▶ Exercise: Look through the lines below and state how many hold the word "code". Write only the number.

-------------------------

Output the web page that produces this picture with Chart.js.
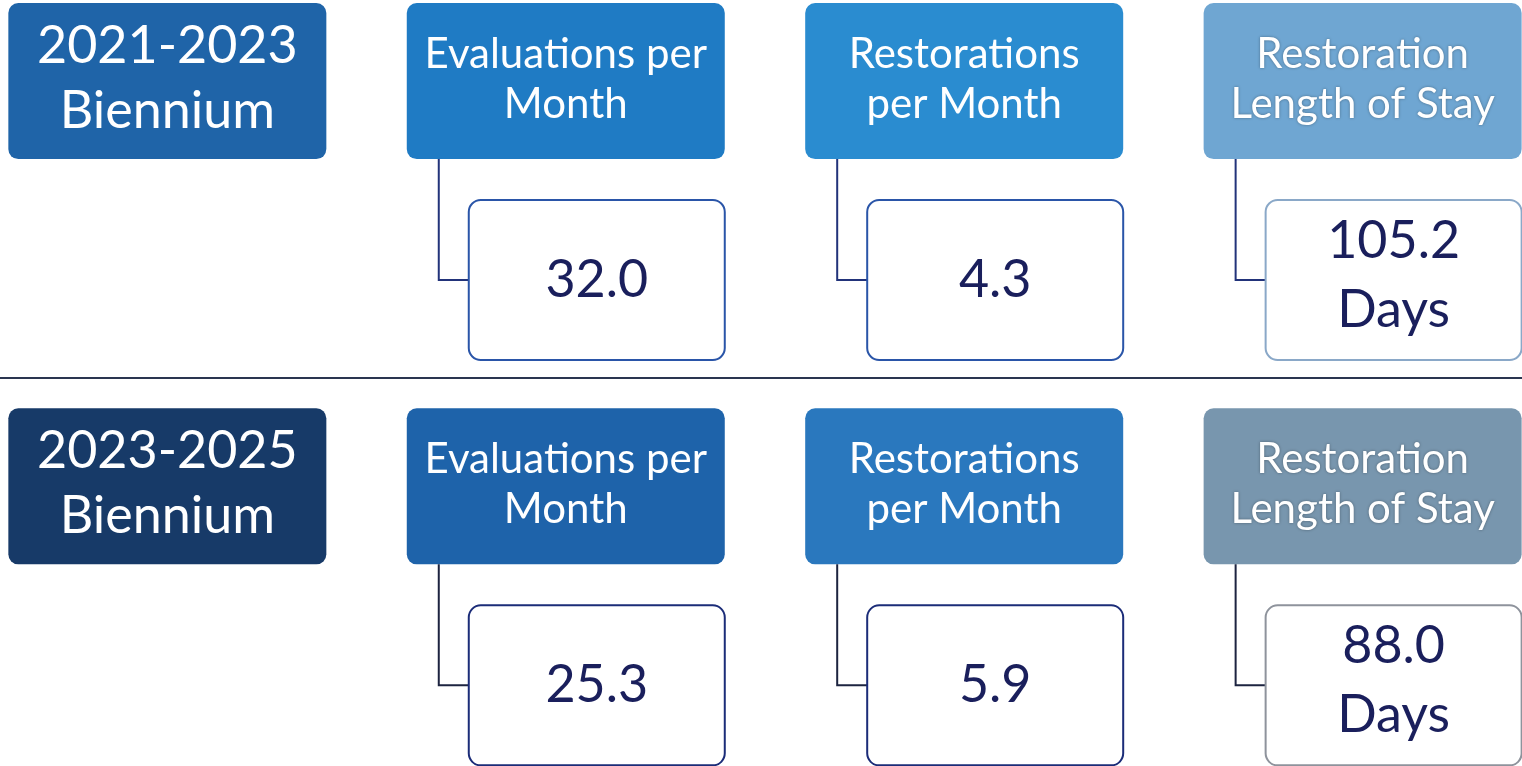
<!DOCTYPE html>
<html>
<head>
<meta charset="utf-8">
<script src="https://cdn.jsdelivr.net/npm/chart.js@4"></script>
<style>
  html, body { margin: 0; padding: 0; background: #fff; }
  #wrap { width: 1522px; height: 766px; }
</style>
</head>
<body>
<div id="wrap"><canvas id="tiles"></canvas></div>
<script>
// data
const periods = ['2021-2023', '2023-2025'];
const periodSuffix = 'Biennium';
const metrics = [['Evaluations per', 'Month'], ['Restorations', 'per Month'], ['Restoration', 'Length of Stay']];
const values2021 = [32.0, 4.3, 105.2];
const values2023 = [25.3, 5.9, 88.0];
const units = ['', '', 'Days'];

// colours per row: period tile, then one per metric
const headerColors = [
  ['#1f64a8', '#1f7bc4', '#2a8cd0', '#6fa6d2'],
  ['#173a68', '#1e63aa', '#2a78be', '#7896ae']
];
const borderColors = [
  ['#2a55a8', '#2a55a8', '#8aa8c8'],
  ['#1b2c78', '#1b2c78', '#8e939c']
];
const lineColors = ['#22337a', '#1d2440'];
const FONT = 'Lato, "Open Sans", sans-serif';

function rowPoints(values, r) {
  return [{ x: 0, y: r }].concat(values.map((v, i) => ({ x: i + 1, y: r, v })));
}

const tilePlugin = {
  id: 'tiles',
  afterDatasetsDraw(chart) {
    const ctx = chart.ctx;
    const area = chart.chartArea;
    ctx.save();

    // divider between the two biennia
    const sepY = chart.scales.y.getPixelForValue(0) + 297;
    ctx.strokeStyle = '#2a3550';
    ctx.lineWidth = 2;
    ctx.beginPath();
    ctx.moveTo(area.left, sepY);
    ctx.lineTo(area.right, sepY);
    ctx.stroke();

    chart.data.datasets.forEach((ds, r) => {
      const meta = chart.getDatasetMeta(r);
      meta.data.forEach((pt, c) => {
        const cx = pt.x, cy = pt.y;
        const left = cx - 159;

        // header tile
        ctx.fillStyle = headerColors[r][c];
        ctx.beginPath();
        ctx.roundRect(left, cy - 78, 318, 156, 10);
        ctx.fill();

        ctx.fillStyle = '#ffffff';
        ctx.textAlign = 'center';
        ctx.textBaseline = 'alphabetic';
        if (c === 0) {
          ctx.font = '52px ' + FONT;
          ctx.fillText(periods[r], cx, cy - 18);
          ctx.fillText(periodSuffix, cx, cy + 47);
          return;
        }
        if (c === 3) {
          ctx.shadowColor = 'rgba(0,0,0,0.35)';
          ctx.shadowBlur = 3;
        }
        ctx.font = '42px ' + FONT;
        ctx.fillText(metrics[c - 1][0], cx, cy - 13);
        ctx.fillText(metrics[c - 1][1], cx, cy + 37);
        ctx.shadowColor = 'transparent';
        ctx.shadowBlur = 0;

        // connector
        const boxLeft = left + 62;
        const boxMid = cy + 199;
        ctx.strokeStyle = lineColors[r];
        ctx.lineWidth = 2;
        ctx.beginPath();
        ctx.moveTo(left + 32, cy + 78);
        ctx.lineTo(left + 32, boxMid);
        ctx.lineTo(boxLeft, boxMid);
        ctx.stroke();

        // value box
        ctx.fillStyle = '#ffffff';
        ctx.strokeStyle = borderColors[r][c - 1];
        ctx.beginPath();
        ctx.roundRect(boxLeft, cy + 119, 256, 160, 12);
        ctx.fill();
        ctx.stroke();

        ctx.fillStyle = '#1a1f5c';
        ctx.font = '52px ' + FONT;
        const boxCx = boxLeft + 128;
        const txt = ds.data[c].v.toFixed(1);
        const unit = units[c - 1];
        if (unit) {
          ctx.fillText(txt, boxCx, cy + 177);
          ctx.fillText(unit, boxCx, cy + 246);
        } else {
          ctx.fillText(txt, boxCx, cy + 216);
        }
      });
    });
    ctx.restore();
  }
};

new Chart(document.getElementById('tiles'), {
  type: 'scatter',
  data: {
    datasets: [
      { label: periods[0] + ' ' + periodSuffix, data: rowPoints(values2021, 0), pointRadius: 0 },
      { label: periods[1] + ' ' + periodSuffix, data: rowPoints(values2023, 1), pointRadius: 0 }
    ]
  },
  options: {
    responsive: true,
    maintainAspectRatio: false,
    animation: false,
    events: [],
    layout: { padding: 0 },
    plugins: { legend: { display: false }, tooltip: { enabled: false } },
    scales: {
      x: { type: 'linear', display: false, min: -0.42, max: 3.40 },
      y: { type: 'linear', display: false, reverse: true, min: -0.2, max: 1.69 }
    }
  },
  plugins: [tilePlugin]
});
</script>
</body>
</html>
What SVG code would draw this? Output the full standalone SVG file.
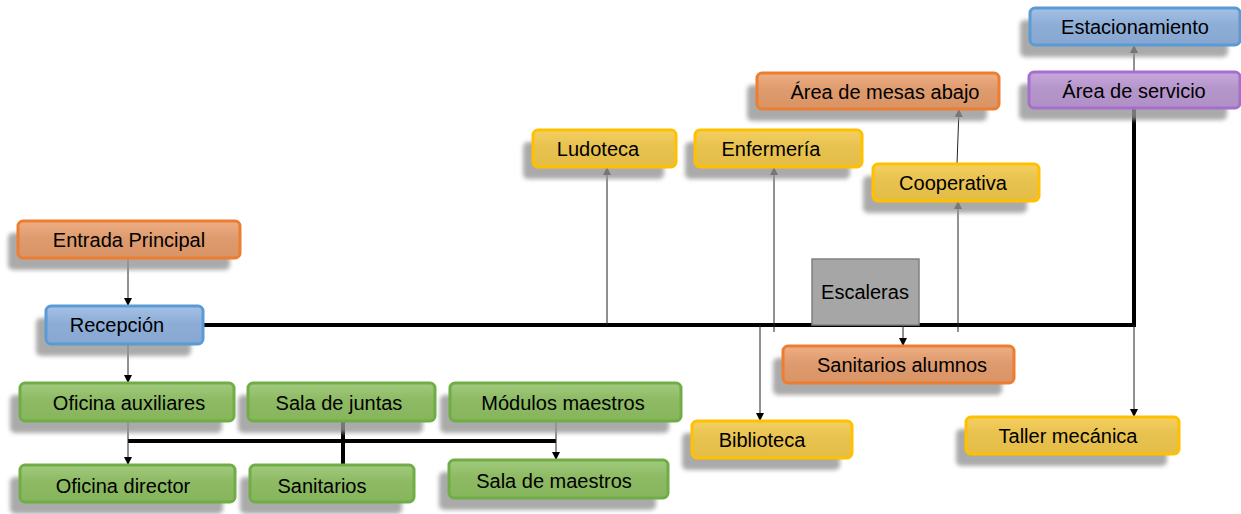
<svg xmlns="http://www.w3.org/2000/svg" width="1241" height="514" viewBox="0 0 1241 514">
<defs>
<filter id="blur" x="-10%" y="-40%" width="120%" height="180%"><feGaussianBlur stdDeviation="2.2"/></filter>
<linearGradient id="gO" x1="0" y1="0" x2="0" y2="1"><stop offset="0" stop-color="#eeae84"/><stop offset="0.45" stop-color="#de9b6e"/><stop offset="1" stop-color="#d99465"/></linearGradient>
<linearGradient id="gB" x1="0" y1="0" x2="0" y2="1"><stop offset="0" stop-color="#a4c2e6"/><stop offset="0.45" stop-color="#8eadd6"/><stop offset="1" stop-color="#87a7d2"/></linearGradient>
<linearGradient id="gG" x1="0" y1="0" x2="0" y2="1"><stop offset="0" stop-color="#a2cb7e"/><stop offset="0.45" stop-color="#8dba63"/><stop offset="1" stop-color="#87b55c"/></linearGradient>
<linearGradient id="gY" x1="0" y1="0" x2="0" y2="1"><stop offset="0" stop-color="#f4d062"/><stop offset="0.45" stop-color="#e8c24f"/><stop offset="1" stop-color="#e4bd48"/></linearGradient>
<linearGradient id="gP" x1="0" y1="0" x2="0" y2="1"><stop offset="0" stop-color="#c8a8dc"/><stop offset="0.45" stop-color="#b596cb"/><stop offset="1" stop-color="#b090c6"/></linearGradient>
<marker id="arr" viewBox="0 0 10 10" refX="10" refY="5" markerWidth="8" markerHeight="8" markerUnits="userSpaceOnUse" orient="auto"><path d="M0,0 L10,5 L0,10 z" fill="#000"/></marker>
</defs>
<style>
.sh{fill:#959595;opacity:0.8;filter:url(#blur)}
.box{stroke-width:3}
.o{fill:url(#gO);stroke:#ed7d31}
.b{fill:url(#gB);stroke:#5b9bd5}
.g{fill:url(#gG);stroke:#70ad47}
.y{fill:url(#gY);stroke:#ffc000}
.p{fill:url(#gP);stroke:#a66fce}
.gray{fill:#a6a6a6;stroke:#808080;stroke-width:1.5}
text{font-family:"Liberation Sans",Arial,sans-serif;font-size:20px;fill:#000;text-anchor:middle;dominant-baseline:central}
.thin{stroke:#222;stroke-width:1;fill:none}
.thick{stroke:#000;stroke-width:4;fill:none}
</style>
<rect width="1241" height="514" fill="#fff"/>

<g id="connectors">
<path class="thick" d="M203,325 H1134 V108"/>
<path class="thick" d="M128,441 H556"/>
<path class="thick" d="M343,421 V465"/>
<path class="thin" d="M128,258 V306" marker-end="url(#arr)"/>
<path class="thin" d="M128,344 V383" marker-end="url(#arr)"/>
<path class="thin" d="M128,421 V465" marker-end="url(#arr)"/>
<path class="thin" d="M556,421 V460" marker-end="url(#arr)"/>
<path class="thin" d="M607,325 V167" marker-end="url(#arr)"/>
<path class="thin" d="M774,332 V167" marker-end="url(#arr)"/>
<path class="thin" d="M760,325 V421" marker-end="url(#arr)"/>
<path class="thin" d="M958,332 V201" marker-end="url(#arr)"/>
<path class="thin" d="M957,164 L959,109" marker-end="url(#arr)"/>
<path class="thin" d="M1134,72 V45" marker-end="url(#arr)"/>
<path class="thin" d="M1134,325 V417" marker-end="url(#arr)"/>
<path class="thin" d="M903,325 V346" marker-end="url(#arr)"/>
</g>

<g id="n-estacionamiento"><rect class="sh" x="1020" y="20" width="208" height="37" rx="5"/><rect class="box b" x="1030" y="8" width="210" height="37" rx="5"/><text x="1135" y="27">Estacionamiento</text></g>
<g id="n-area-servicio"><rect class="sh" x="1019" y="84" width="208" height="36" rx="5"/><rect class="box p" x="1029" y="72" width="211" height="36" rx="5"/><text x="1134" y="91">Área de servicio</text></g>
<g id="n-area-mesas"><rect class="sh" x="747" y="85" width="240" height="36" rx="5"/><rect class="box o" x="757" y="73" width="242" height="36" rx="5"/><text x="885" y="92">Área de mesas abajo</text></g>
<g id="n-ludoteca"><rect class="sh" x="523" y="142" width="141" height="37" rx="5"/><rect class="box y" x="533" y="130" width="143" height="37" rx="5"/><text x="598" y="149">Ludoteca</text></g>
<g id="n-enfermeria"><rect class="sh" x="685" y="142" width="165" height="37" rx="5"/><rect class="box y" x="695" y="130" width="167" height="37" rx="5"/><text x="771" y="149">Enfermería</text></g>
<g id="n-cooperativa"><rect class="sh" x="863" y="176" width="164" height="37" rx="5"/><rect class="box y" x="873" y="164" width="166" height="37" rx="5"/><text x="953" y="183">Cooperativa</text></g>
<g id="n-entrada"><rect class="sh" x="8" y="233" width="222" height="37" rx="5"/><rect class="box o" x="18" y="221" width="222" height="37" rx="5"/><text x="129" y="240">Entrada Principal</text></g>
<g id="n-recepcion"><rect class="sh" x="36" y="318" width="155" height="38" rx="5"/><rect class="box b" x="46" y="306" width="157" height="38" rx="5"/><text x="117" y="325">Recepción</text></g>
<g id="n-escaleras"><rect class="gray" x="812" y="259" width="107" height="66"/><text x="865" y="292">Escaleras</text></g>
<g id="n-sanitarios-alumnos"><rect class="sh" x="773" y="358" width="229" height="37" rx="5"/><rect class="box o" x="783" y="346" width="231" height="37" rx="5"/><text x="902" y="365">Sanitarios alumnos</text></g>
<g id="n-oficina-aux"><rect class="sh" x="10" y="395" width="212" height="38" rx="5"/><rect class="box g" x="20" y="383" width="214" height="38" rx="5"/><text x="129" y="403">Oficina auxiliares</text></g>
<g id="n-sala-juntas"><rect class="sh" x="238" y="395" width="185" height="38" rx="5"/><rect class="box g" x="248" y="383" width="187" height="38" rx="5"/><text x="339" y="403">Sala de juntas</text></g>
<g id="n-modulos"><rect class="sh" x="440" y="395" width="229" height="38" rx="5"/><rect class="box g" x="450" y="383" width="231" height="38" rx="5"/><text x="563" y="403">Módulos maestros</text></g>
<g id="n-biblioteca"><rect class="sh" x="682" y="433" width="158" height="37" rx="5"/><rect class="box y" x="692" y="421" width="160" height="37" rx="5"/><text x="762" y="440">Biblioteca</text></g>
<g id="n-taller"><rect class="sh" x="956" y="429" width="211" height="37" rx="5"/><rect class="box y" x="966" y="417" width="213" height="37" rx="5"/><text x="1068" y="436">Taller mecánica</text></g>
<g id="n-oficina-dir"><rect class="sh" x="10" y="477" width="213" height="37" rx="5"/><rect class="box g" x="20" y="465" width="215" height="37" rx="5"/><text x="123" y="486">Oficina director</text></g>
<g id="n-sanitarios"><rect class="sh" x="240" y="477" width="162" height="37" rx="5"/><rect class="box g" x="250" y="465" width="164" height="37" rx="5"/><text x="322" y="486">Sanitarios</text></g>
<g id="n-sala-maestros"><rect class="sh" x="439" y="472" width="217" height="38" rx="5"/><rect class="box g" x="449" y="460" width="219" height="38" rx="5"/><text x="554" y="481">Sala de maestros</text></g>
</svg>
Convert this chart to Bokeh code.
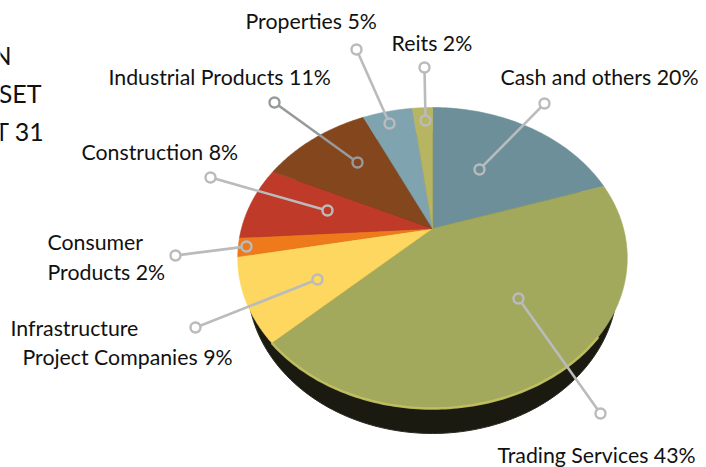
import math
from bokeh.plotting import figure
from bokeh.core.properties import value
from bokeh.embed import file_html
from bokeh.resources import INLINE

categories = ["Cash and others", "Trading Services", "Infrastructure Project Companies",
              "Consumer Products", "Construction", "Industrial Products", "Properties", "Reits"]
shares = [20, 43, 9, 2, 8, 11, 5, 2]
colors = ["#6c8f9a", "#a3a95c", "#fdd760", "#ee7a1c", "#bf3a28", "#84461c", "#7fa4af", "#b8b562"]

label_text = ["Properties 5%", "Reits 2%", "Cash and others 20%", "Industrial Products 11%",
              "Construction 8%", "Consumer", "Products 2%", "Infrastructure",
              "Project Companies 9%", "Trading Services 43%"]
label_x = [245, 391, 500, 108, 81, 47, 47, 10, 22, 497]
label_y = [20.5, 42.5, 76.5, 76.5, 151.5, 241.5, 271.5, 327.5, 356.5, 454]

title_text = ["N", "SET", "T 31"]
title_right = [11, 41, 44]
title_y = [54, 92, 130]

lead_x0 = [356, 424, 544, 274, 210, 175, 195, 600]
lead_y0 = [49, 67, 103, 102, 177, 255, 327, 413]
lead_x1 = [389, 425, 479, 357, 327, 246, 317, 518]
lead_y1 = [123, 120, 169, 162, 210, 246, 279, 298]
lead_col = ["#b9bbbc", "#b9bbbc", "#b9bbbc", "#97999b", "#b9bbbc", "#b9bbbc", "#b9bbbc", "#b9bbbc"]

CX, CY, A, B, K = 432, 228, 191, 144.7, -0.196

def project(theta, sx=1.0, dy=0.0):
    x, y = math.sin(theta), -math.cos(theta)
    d = 1 + K * y
    return CX + sx * A * x / d, CY + dy + B * y / d

def arc(f0, f1, n=60, **kw):
    pts = [project(2 * math.pi * (f0 + (f1 - f0) * i / n), **kw) for i in range(n + 1)]
    return [p[0] for p in pts], [p[1] for p in pts]

p = figure(width=706, height=467, x_range=(0, 706), y_range=(467, 0),
           toolbar_location=None, output_backend="svg", min_border=0,
           x_axis_type=None, y_axis_type=None, outline_line_color=None)
p.grid.visible = False

wx, wy = arc(0, 1, n=240, sx=0.95, dy=25)
p.patch(wx, wy, fill_color="#1b1a10", line_color="#2b2a20", line_width=1)

total = sum(shares)
cum = 0.0
for v, col in zip(shares, colors):
    f0, f1 = cum / total, (cum + v) / total
    ax, ay = arc(f0, f1)
    p.patch([CX] + ax, [CY] + ay, fill_color=col, line_color=col, line_width=0.6)
    cum += v

f0 = shares[0] / total
f1 = (shares[0] + shares[1]) / total
rx, ry = arc(f0 + (f1 - f0) * 0.38, f1, n=100)
p.line(rx, ry, line_color="#c6c464", line_width=2.5, line_alpha=0.9)

R = 5
xs, ys = [], []
for x0, y0, x1, y1 in zip(lead_x0, lead_y0, lead_x1, lead_y1):
    L = math.hypot(x1 - x0, y1 - y0)
    ux, uy = (x1 - x0) / L, (y1 - y0) / L
    xs.append([x0 + ux * R, x1 - ux * R])
    ys.append([y0 + uy * R, y1 - uy * R])
p.multi_line(xs, ys, line_color=lead_col, line_width=2.6)
p.scatter(lead_x0 + lead_x1, lead_y0 + lead_y1, marker="circle", size=10,
          fill_color=None, line_color=lead_col + lead_col, line_width=2.4)

p.text(label_x, label_y, text=label_text, text_font=value("Lato"), text_font_size="21.3px",
       text_color="#111111", text_baseline="middle", text_align="left")
p.text(title_right, title_y, text=title_text, text_font=value("Lato"), text_font_size="25px",
       text_color="#111111", text_baseline="middle", text_align="right")

open("out.html", "w").write(file_html(p, INLINE))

-------------------------

▶ Answer to the task: 2